# holzher edgebander question



## jpc200878 (Oct 30, 2014)

Hello my name is josh, we have a holzher 1432cp edgebander that is over heating on the right hand temp indicator. I have a manual to it but its old an in German mainly, nothing in the manual says anything about over heating troubleshooting. Can anyone give me some insight it would be much appreciated.


----------



## Semipro (Mar 22, 2013)

Hello and welcome to the forum


----------



## Cherryville Chuck (Sep 28, 2010)

Hi Josh and welcome to the forum. I've run an edge banded before but I didn't have to trouble shoot it. Any heating circuit like that would have a thermostat on it. I would check for that first. If it doesn't have one then it has to have a rheostat or potentiometer to control it.


----------



## old55 (Aug 11, 2013)

Welcome to the forum Josh.


----------



## david_de (Jun 3, 2013)

Welcome to the forum.
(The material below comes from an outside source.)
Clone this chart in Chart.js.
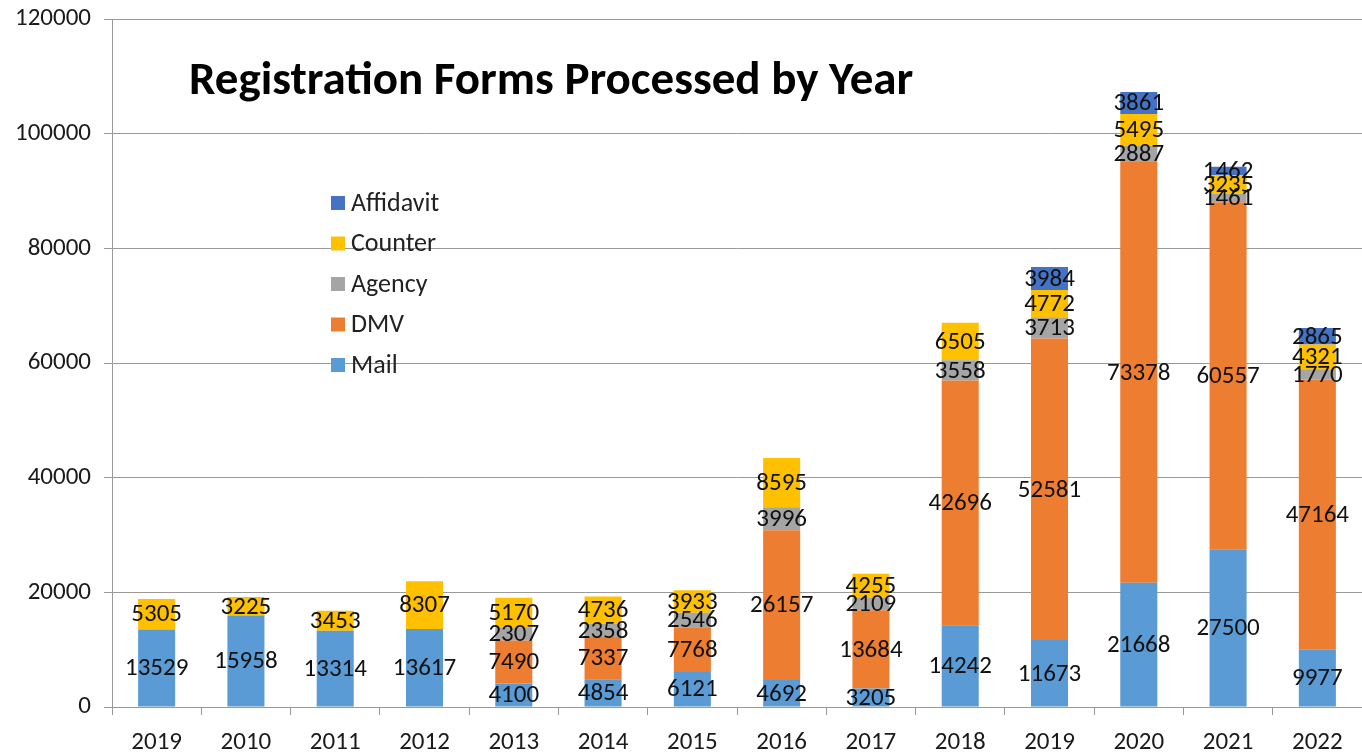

I have no idea about a fancy edge bander, I use an iron I picked up at Goodwill for a couple US$. When installing pig pit liners in the arctic I had to repair some extreme high dollar HDPE extrusion welders. Overheating was usually a bad sensor or incorrect setting for the temp at the thermostat. I assume your bander has some sort of thermostat connected to a sensor to control the heating element.


----------



## bige (Jun 5, 2016)

jpc200878 said:


> Hello my name is josh, we have a holzher 1432cp edgebander that is over heating on the right hand temp indicator. I have a manual to it but its old an in German mainly, nothing in the manual says anything about over heating troubleshooting. Can anyone give me some insight it would be much appreciated.


I'm having a problem with the piston not pushing my glue out or it also wont reload its self with the new cartridge and ideas for me to check


----------



## Stick486 (Jan 4, 2013)

welcome to the forums beige...


----------